Selon le cabinet Rystad Energy, chaque milliard investi dans le contenu local pourrait générer jusqu’à 30 000 emplois directs et indirects, un argument mis en avant par APPO pour rappeler que l’équation énergétique du continent ne se limite pas à l’augmentation de la production brute.
Pour les banques commerciales africaines, la création de l’AEB constitue aussi une opportunité de syndication : en entrant au tour de table, elles accéderont à un pipeline de projets plus diversifié, tout en bénéficiant de la garantie politique conférée par une institution multilatérale.

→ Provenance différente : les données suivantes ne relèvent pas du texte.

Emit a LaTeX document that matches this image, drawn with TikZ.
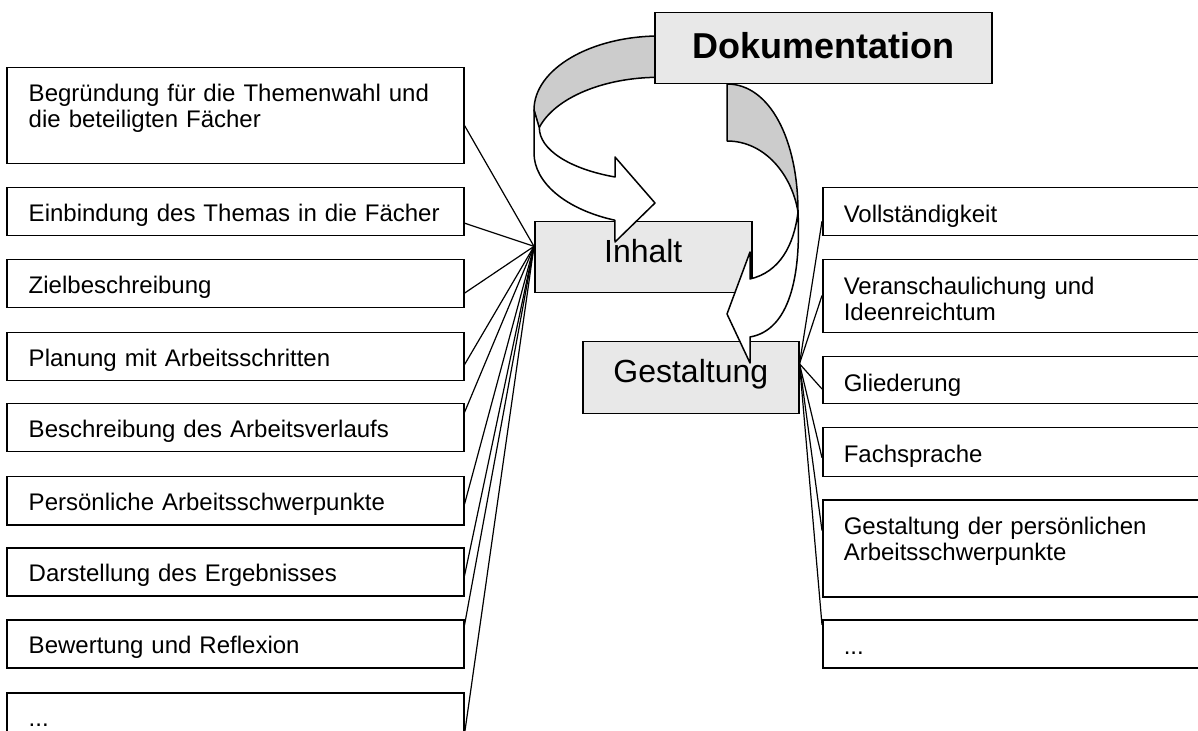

Quels bénéfices pour le Congo et la sous-région
Le Congo-Brazzaville, quatrième producteur subsaharien, table sur l’AEB pour accélérer la mise en valeur de ses champs offshore et financer la modernisation de la raffinerie de Pointe-Noire, selon les services du ministère congolais des Hydrocarbures.
« Notre participation témoigne de notre confiance dans un outil pensé par les Africains pour les Africains », souligne le directeur général de la Société nationale des pétroles du Congo, Maixent Raoul Ominga, qui évoque un effet de levier sur les partenariats locaux.
Dans la sous-région, la Communauté économique des États d’Afrique centrale voit dans la banque une passerelle vers le développement du couloir énergétique transfrontalier, en discussion depuis 2019, reliant les sites gaziers du Cameroun, du Gabon et du Congo.
Les prochains jalons à surveiller
Certains analystes estiment néanmoins que l’institution devra articuler rigueur financière et objectifs de développement pour maintenir sa notation, condition sine qua non à l’émission d’euro-obligations susceptibles d’élargir sa capacité de prêt au-delà des cinq milliards initiaux.
Les observateurs suivront donc de près la signature des statuts, la désignation du premier président de la banque et la composition du conseil d’administration, étapes décisives pour crédibiliser le projet auprès des bailleurs africains et des agences de rating.
Si le calendrier est respecté, les premiers décaissements pourraient intervenir avant la fin 2026, donnant le coup d’envoi à une nouvelle phase de l’intégration énergétique du continent, laquelle devrait soutenir la croissance et l’emploi sur toute la décennie.
Dimension environnementale et transition juste
L’AEB promet d’allouer 30 % de son portefeuille à des projets d’énergies renouvelables, tout en finançant des technologies de capture de carbone pour rendre les champs pétroliers plus propres, une approche que les promoteurs qualifient de « transition juste et pragmatique ».
Les ONG environnementales saluent cet engagement, mais rappellent que la réussite dépendra de critères stricts de reporting carbone ; sur ce point, APPO assure travailler avec la Commission africaine de l’énergie pour adopter un référentiel compatible avec les standards internationaux.
Pour les jeunes diplômés africains, la diversification des projets financés annonce de nouveaux débouchés dans l’ingénierie, la data science ou la maintenance industrielle, des profils que l’Université Marien-Ngouabi à Brazzaville envisage déjà d’intégrer dans ses programmes, selon son recteur Moukoukou.